Produce an exact copy of all the data below, dropping every image.

* start Data extract *

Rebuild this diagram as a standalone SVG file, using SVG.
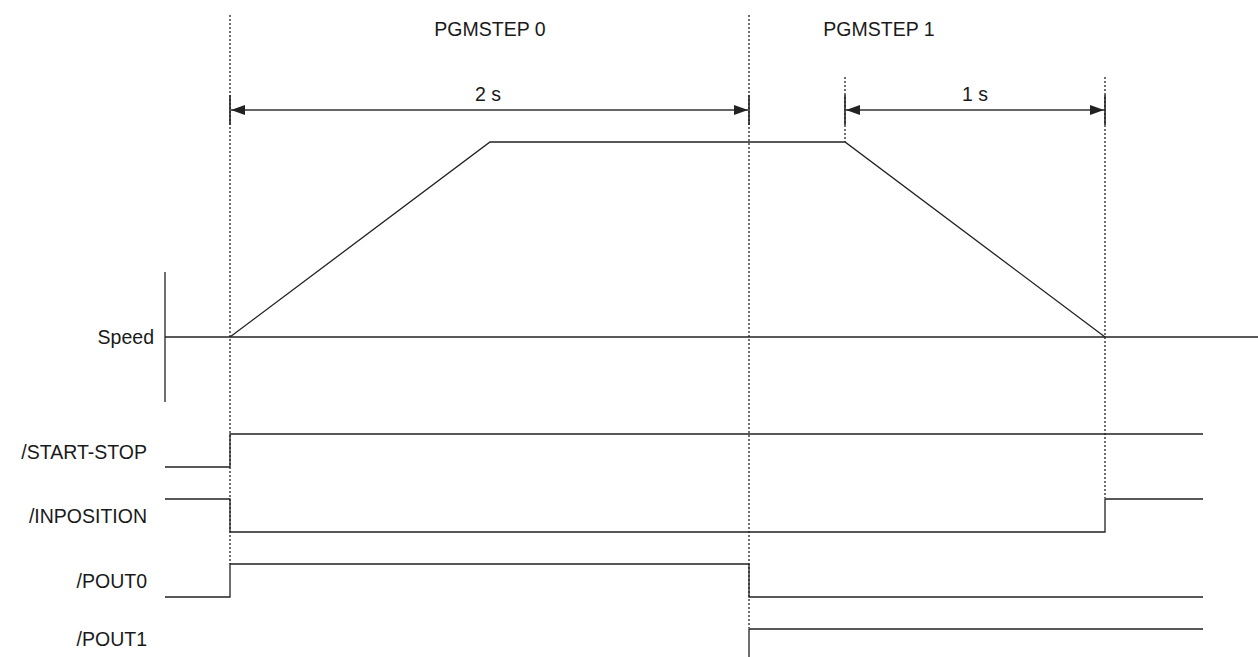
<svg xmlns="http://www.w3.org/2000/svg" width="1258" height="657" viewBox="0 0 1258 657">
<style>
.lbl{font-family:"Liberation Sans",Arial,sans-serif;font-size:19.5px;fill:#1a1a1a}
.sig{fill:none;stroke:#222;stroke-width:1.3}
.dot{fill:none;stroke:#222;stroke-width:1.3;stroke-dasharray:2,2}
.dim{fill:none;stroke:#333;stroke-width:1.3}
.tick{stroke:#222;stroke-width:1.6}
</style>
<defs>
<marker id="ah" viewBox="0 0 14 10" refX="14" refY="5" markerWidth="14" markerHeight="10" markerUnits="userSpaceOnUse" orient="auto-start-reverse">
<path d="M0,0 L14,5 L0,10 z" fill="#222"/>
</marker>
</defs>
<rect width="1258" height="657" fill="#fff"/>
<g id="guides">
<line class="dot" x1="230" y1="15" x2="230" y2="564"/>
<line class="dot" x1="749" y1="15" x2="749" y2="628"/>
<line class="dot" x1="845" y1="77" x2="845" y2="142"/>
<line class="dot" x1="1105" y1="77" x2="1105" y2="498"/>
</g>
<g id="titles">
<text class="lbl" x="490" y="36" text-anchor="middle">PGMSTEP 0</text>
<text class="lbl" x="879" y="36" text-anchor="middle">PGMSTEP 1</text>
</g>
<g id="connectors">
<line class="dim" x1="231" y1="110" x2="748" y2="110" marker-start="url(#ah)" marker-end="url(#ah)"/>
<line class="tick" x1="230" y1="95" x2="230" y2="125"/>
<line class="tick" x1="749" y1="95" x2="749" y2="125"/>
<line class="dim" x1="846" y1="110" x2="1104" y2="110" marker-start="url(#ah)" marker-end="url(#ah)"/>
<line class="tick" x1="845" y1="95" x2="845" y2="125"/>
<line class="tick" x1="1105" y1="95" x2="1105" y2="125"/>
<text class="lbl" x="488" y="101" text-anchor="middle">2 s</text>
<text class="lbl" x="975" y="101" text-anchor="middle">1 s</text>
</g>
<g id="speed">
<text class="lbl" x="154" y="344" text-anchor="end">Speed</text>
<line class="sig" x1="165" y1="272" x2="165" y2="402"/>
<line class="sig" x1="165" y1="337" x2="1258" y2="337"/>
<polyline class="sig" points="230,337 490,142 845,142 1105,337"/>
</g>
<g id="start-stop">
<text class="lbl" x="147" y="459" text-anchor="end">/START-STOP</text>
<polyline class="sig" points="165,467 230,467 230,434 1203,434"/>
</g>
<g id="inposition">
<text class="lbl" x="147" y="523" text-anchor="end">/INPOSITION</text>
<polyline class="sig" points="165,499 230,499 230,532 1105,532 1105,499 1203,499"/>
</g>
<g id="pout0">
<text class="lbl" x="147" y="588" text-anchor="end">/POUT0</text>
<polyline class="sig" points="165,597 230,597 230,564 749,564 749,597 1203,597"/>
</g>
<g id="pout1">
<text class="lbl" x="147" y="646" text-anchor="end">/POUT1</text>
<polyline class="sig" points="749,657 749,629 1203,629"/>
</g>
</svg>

* end Data extract *

» Solution to this problem:
Rebuild this diagram as a standalone SVG file, using SVG.
<svg xmlns="http://www.w3.org/2000/svg" width="1258" height="657" viewBox="0 0 1258 657">
<style>
.lbl{font-family:"Liberation Sans",Arial,sans-serif;font-size:19.5px;fill:#1a1a1a}
.sig{fill:none;stroke:#222;stroke-width:1.3}
.dot{fill:none;stroke:#222;stroke-width:1.3;stroke-dasharray:2,2}
.dim{fill:none;stroke:#333;stroke-width:1.3}
.tick{stroke:#222;stroke-width:1.6}
</style>
<defs>
<marker id="ah" viewBox="0 0 14 10" refX="14" refY="5" markerWidth="14" markerHeight="10" markerUnits="userSpaceOnUse" orient="auto-start-reverse">
<path d="M0,0 L14,5 L0,10 z" fill="#222"/>
</marker>
</defs>
<rect width="1258" height="657" fill="#fff"/>
<g id="guides">
<line class="dot" x1="230" y1="15" x2="230" y2="564"/>
<line class="dot" x1="749" y1="15" x2="749" y2="628"/>
<line class="dot" x1="845" y1="77" x2="845" y2="142"/>
<line class="dot" x1="1105" y1="77" x2="1105" y2="498"/>
</g>
<g id="titles">
<text class="lbl" x="490" y="36" text-anchor="middle">PGMSTEP 0</text>
<text class="lbl" x="879" y="36" text-anchor="middle">PGMSTEP 1</text>
</g>
<g id="connectors">
<line class="dim" x1="231" y1="110" x2="748" y2="110" marker-start="url(#ah)" marker-end="url(#ah)"/>
<line class="tick" x1="230" y1="95" x2="230" y2="125"/>
<line class="tick" x1="749" y1="95" x2="749" y2="125"/>
<line class="dim" x1="846" y1="110" x2="1104" y2="110" marker-start="url(#ah)" marker-end="url(#ah)"/>
<line class="tick" x1="845" y1="95" x2="845" y2="125"/>
<line class="tick" x1="1105" y1="95" x2="1105" y2="125"/>
<text class="lbl" x="488" y="101" text-anchor="middle">2 s</text>
<text class="lbl" x="975" y="101" text-anchor="middle">1 s</text>
</g>
<g id="speed">
<text class="lbl" x="154" y="344" text-anchor="end">Speed</text>
<line class="sig" x1="165" y1="272" x2="165" y2="402"/>
<line class="sig" x1="165" y1="337" x2="1258" y2="337"/>
<polyline class="sig" points="230,337 490,142 845,142 1105,337"/>
</g>
<g id="start-stop">
<text class="lbl" x="147" y="459" text-anchor="end">/START-STOP</text>
<polyline class="sig" points="165,467 230,467 230,434 1203,434"/>
</g>
<g id="inposition">
<text class="lbl" x="147" y="523" text-anchor="end">/INPOSITION</text>
<polyline class="sig" points="165,499 230,499 230,532 1105,532 1105,499 1203,499"/>
</g>
<g id="pout0">
<text class="lbl" x="147" y="588" text-anchor="end">/POUT0</text>
<polyline class="sig" points="165,597 230,597 230,564 749,564 749,597 1203,597"/>
</g>
<g id="pout1">
<text class="lbl" x="147" y="646" text-anchor="end">/POUT1</text>
<polyline class="sig" points="749,657 749,629 1203,629"/>
</g>
</svg>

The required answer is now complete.